## What is required:
Copy out each line below exactly as it appears.

## Information provided:

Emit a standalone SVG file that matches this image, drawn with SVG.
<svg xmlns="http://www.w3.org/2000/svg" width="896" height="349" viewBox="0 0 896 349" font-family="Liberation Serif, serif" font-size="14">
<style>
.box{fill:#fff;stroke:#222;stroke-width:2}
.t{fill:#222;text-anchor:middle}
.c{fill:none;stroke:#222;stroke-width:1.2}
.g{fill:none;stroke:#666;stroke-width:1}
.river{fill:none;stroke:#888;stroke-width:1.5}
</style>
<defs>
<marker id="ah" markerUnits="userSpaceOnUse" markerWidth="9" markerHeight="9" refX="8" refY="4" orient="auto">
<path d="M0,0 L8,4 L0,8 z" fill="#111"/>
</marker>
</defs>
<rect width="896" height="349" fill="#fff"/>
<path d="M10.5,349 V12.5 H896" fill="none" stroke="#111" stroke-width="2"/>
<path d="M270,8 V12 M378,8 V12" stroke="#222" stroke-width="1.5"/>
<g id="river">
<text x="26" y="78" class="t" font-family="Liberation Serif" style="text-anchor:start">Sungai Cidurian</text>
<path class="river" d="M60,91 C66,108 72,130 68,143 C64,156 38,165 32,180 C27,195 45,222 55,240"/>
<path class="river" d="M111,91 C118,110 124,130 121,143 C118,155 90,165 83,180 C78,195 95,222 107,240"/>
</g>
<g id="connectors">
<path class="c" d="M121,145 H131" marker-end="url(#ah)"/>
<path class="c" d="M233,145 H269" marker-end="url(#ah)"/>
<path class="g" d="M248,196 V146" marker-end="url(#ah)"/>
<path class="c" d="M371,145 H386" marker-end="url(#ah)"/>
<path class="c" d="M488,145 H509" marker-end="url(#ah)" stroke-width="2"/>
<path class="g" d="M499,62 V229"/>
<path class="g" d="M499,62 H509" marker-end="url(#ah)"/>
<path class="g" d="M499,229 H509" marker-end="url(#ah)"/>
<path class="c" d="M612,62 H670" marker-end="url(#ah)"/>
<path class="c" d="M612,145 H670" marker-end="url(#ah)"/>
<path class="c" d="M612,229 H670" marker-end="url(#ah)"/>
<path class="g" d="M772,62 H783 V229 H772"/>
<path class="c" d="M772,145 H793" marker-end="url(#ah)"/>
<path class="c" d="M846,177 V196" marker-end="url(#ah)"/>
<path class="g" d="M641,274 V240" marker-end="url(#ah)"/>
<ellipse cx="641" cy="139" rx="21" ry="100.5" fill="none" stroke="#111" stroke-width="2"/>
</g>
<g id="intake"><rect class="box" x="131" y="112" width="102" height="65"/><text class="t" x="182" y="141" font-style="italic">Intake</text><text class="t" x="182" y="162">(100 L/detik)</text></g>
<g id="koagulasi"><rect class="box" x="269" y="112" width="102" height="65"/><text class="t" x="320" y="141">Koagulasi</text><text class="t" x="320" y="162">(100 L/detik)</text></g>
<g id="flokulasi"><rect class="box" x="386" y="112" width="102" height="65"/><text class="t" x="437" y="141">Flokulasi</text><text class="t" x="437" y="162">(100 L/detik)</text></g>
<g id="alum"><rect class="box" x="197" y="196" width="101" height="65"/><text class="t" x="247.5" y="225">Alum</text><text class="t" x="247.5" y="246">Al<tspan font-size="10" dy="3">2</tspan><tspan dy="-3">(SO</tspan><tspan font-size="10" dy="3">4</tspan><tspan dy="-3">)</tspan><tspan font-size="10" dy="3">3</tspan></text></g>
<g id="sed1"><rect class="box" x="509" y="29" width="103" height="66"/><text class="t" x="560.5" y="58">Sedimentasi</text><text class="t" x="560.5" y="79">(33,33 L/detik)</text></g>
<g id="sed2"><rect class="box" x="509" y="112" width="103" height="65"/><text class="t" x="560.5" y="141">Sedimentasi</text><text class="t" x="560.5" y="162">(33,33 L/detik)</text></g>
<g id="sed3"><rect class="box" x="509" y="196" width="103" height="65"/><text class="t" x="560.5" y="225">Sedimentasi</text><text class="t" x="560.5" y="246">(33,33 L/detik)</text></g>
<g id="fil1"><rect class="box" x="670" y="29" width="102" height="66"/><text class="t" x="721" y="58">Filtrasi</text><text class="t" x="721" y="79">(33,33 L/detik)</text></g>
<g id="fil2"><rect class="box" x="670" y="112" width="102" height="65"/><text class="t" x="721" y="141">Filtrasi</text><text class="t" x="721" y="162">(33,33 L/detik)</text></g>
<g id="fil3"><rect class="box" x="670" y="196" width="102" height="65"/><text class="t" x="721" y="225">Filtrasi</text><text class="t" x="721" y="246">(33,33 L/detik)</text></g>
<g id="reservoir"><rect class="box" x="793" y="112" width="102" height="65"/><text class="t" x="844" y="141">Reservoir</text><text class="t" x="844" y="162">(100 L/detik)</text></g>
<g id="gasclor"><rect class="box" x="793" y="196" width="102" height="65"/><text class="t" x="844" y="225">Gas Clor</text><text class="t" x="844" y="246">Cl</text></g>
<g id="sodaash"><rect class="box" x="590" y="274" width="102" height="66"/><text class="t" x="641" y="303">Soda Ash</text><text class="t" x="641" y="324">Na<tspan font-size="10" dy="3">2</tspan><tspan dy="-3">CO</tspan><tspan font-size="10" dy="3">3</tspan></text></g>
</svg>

## Expected output:
Emit a standalone SVG file that matches this image, drawn with SVG.
<svg xmlns="http://www.w3.org/2000/svg" width="896" height="349" viewBox="0 0 896 349" font-family="Liberation Serif, serif" font-size="14">
<style>
.box{fill:#fff;stroke:#222;stroke-width:2}
.t{fill:#222;text-anchor:middle}
.c{fill:none;stroke:#222;stroke-width:1.2}
.g{fill:none;stroke:#666;stroke-width:1}
.river{fill:none;stroke:#888;stroke-width:1.5}
</style>
<defs>
<marker id="ah" markerUnits="userSpaceOnUse" markerWidth="9" markerHeight="9" refX="8" refY="4" orient="auto">
<path d="M0,0 L8,4 L0,8 z" fill="#111"/>
</marker>
</defs>
<rect width="896" height="349" fill="#fff"/>
<path d="M10.5,349 V12.5 H896" fill="none" stroke="#111" stroke-width="2"/>
<path d="M270,8 V12 M378,8 V12" stroke="#222" stroke-width="1.5"/>
<g id="river">
<text x="26" y="78" class="t" font-family="Liberation Serif" style="text-anchor:start">Sungai Cidurian</text>
<path class="river" d="M60,91 C66,108 72,130 68,143 C64,156 38,165 32,180 C27,195 45,222 55,240"/>
<path class="river" d="M111,91 C118,110 124,130 121,143 C118,155 90,165 83,180 C78,195 95,222 107,240"/>
</g>
<g id="connectors">
<path class="c" d="M121,145 H131" marker-end="url(#ah)"/>
<path class="c" d="M233,145 H269" marker-end="url(#ah)"/>
<path class="g" d="M248,196 V146" marker-end="url(#ah)"/>
<path class="c" d="M371,145 H386" marker-end="url(#ah)"/>
<path class="c" d="M488,145 H509" marker-end="url(#ah)" stroke-width="2"/>
<path class="g" d="M499,62 V229"/>
<path class="g" d="M499,62 H509" marker-end="url(#ah)"/>
<path class="g" d="M499,229 H509" marker-end="url(#ah)"/>
<path class="c" d="M612,62 H670" marker-end="url(#ah)"/>
<path class="c" d="M612,145 H670" marker-end="url(#ah)"/>
<path class="c" d="M612,229 H670" marker-end="url(#ah)"/>
<path class="g" d="M772,62 H783 V229 H772"/>
<path class="c" d="M772,145 H793" marker-end="url(#ah)"/>
<path class="c" d="M846,177 V196" marker-end="url(#ah)"/>
<path class="g" d="M641,274 V240" marker-end="url(#ah)"/>
<ellipse cx="641" cy="139" rx="21" ry="100.5" fill="none" stroke="#111" stroke-width="2"/>
</g>
<g id="intake"><rect class="box" x="131" y="112" width="102" height="65"/><text class="t" x="182" y="141" font-style="italic">Intake</text><text class="t" x="182" y="162">(100 L/detik)</text></g>
<g id="koagulasi"><rect class="box" x="269" y="112" width="102" height="65"/><text class="t" x="320" y="141">Koagulasi</text><text class="t" x="320" y="162">(100 L/detik)</text></g>
<g id="flokulasi"><rect class="box" x="386" y="112" width="102" height="65"/><text class="t" x="437" y="141">Flokulasi</text><text class="t" x="437" y="162">(100 L/detik)</text></g>
<g id="alum"><rect class="box" x="197" y="196" width="101" height="65"/><text class="t" x="247.5" y="225">Alum</text><text class="t" x="247.5" y="246">Al<tspan font-size="10" dy="3">2</tspan><tspan dy="-3">(SO</tspan><tspan font-size="10" dy="3">4</tspan><tspan dy="-3">)</tspan><tspan font-size="10" dy="3">3</tspan></text></g>
<g id="sed1"><rect class="box" x="509" y="29" width="103" height="66"/><text class="t" x="560.5" y="58">Sedimentasi</text><text class="t" x="560.5" y="79">(33,33 L/detik)</text></g>
<g id="sed2"><rect class="box" x="509" y="112" width="103" height="65"/><text class="t" x="560.5" y="141">Sedimentasi</text><text class="t" x="560.5" y="162">(33,33 L/detik)</text></g>
<g id="sed3"><rect class="box" x="509" y="196" width="103" height="65"/><text class="t" x="560.5" y="225">Sedimentasi</text><text class="t" x="560.5" y="246">(33,33 L/detik)</text></g>
<g id="fil1"><rect class="box" x="670" y="29" width="102" height="66"/><text class="t" x="721" y="58">Filtrasi</text><text class="t" x="721" y="79">(33,33 L/detik)</text></g>
<g id="fil2"><rect class="box" x="670" y="112" width="102" height="65"/><text class="t" x="721" y="141">Filtrasi</text><text class="t" x="721" y="162">(33,33 L/detik)</text></g>
<g id="fil3"><rect class="box" x="670" y="196" width="102" height="65"/><text class="t" x="721" y="225">Filtrasi</text><text class="t" x="721" y="246">(33,33 L/detik)</text></g>
<g id="reservoir"><rect class="box" x="793" y="112" width="102" height="65"/><text class="t" x="844" y="141">Reservoir</text><text class="t" x="844" y="162">(100 L/detik)</text></g>
<g id="gasclor"><rect class="box" x="793" y="196" width="102" height="65"/><text class="t" x="844" y="225">Gas Clor</text><text class="t" x="844" y="246">Cl</text></g>
<g id="sodaash"><rect class="box" x="590" y="274" width="102" height="66"/><text class="t" x="641" y="303">Soda Ash</text><text class="t" x="641" y="324">Na<tspan font-size="10" dy="3">2</tspan><tspan dy="-3">CO</tspan><tspan font-size="10" dy="3">3</tspan></text></g>
</svg>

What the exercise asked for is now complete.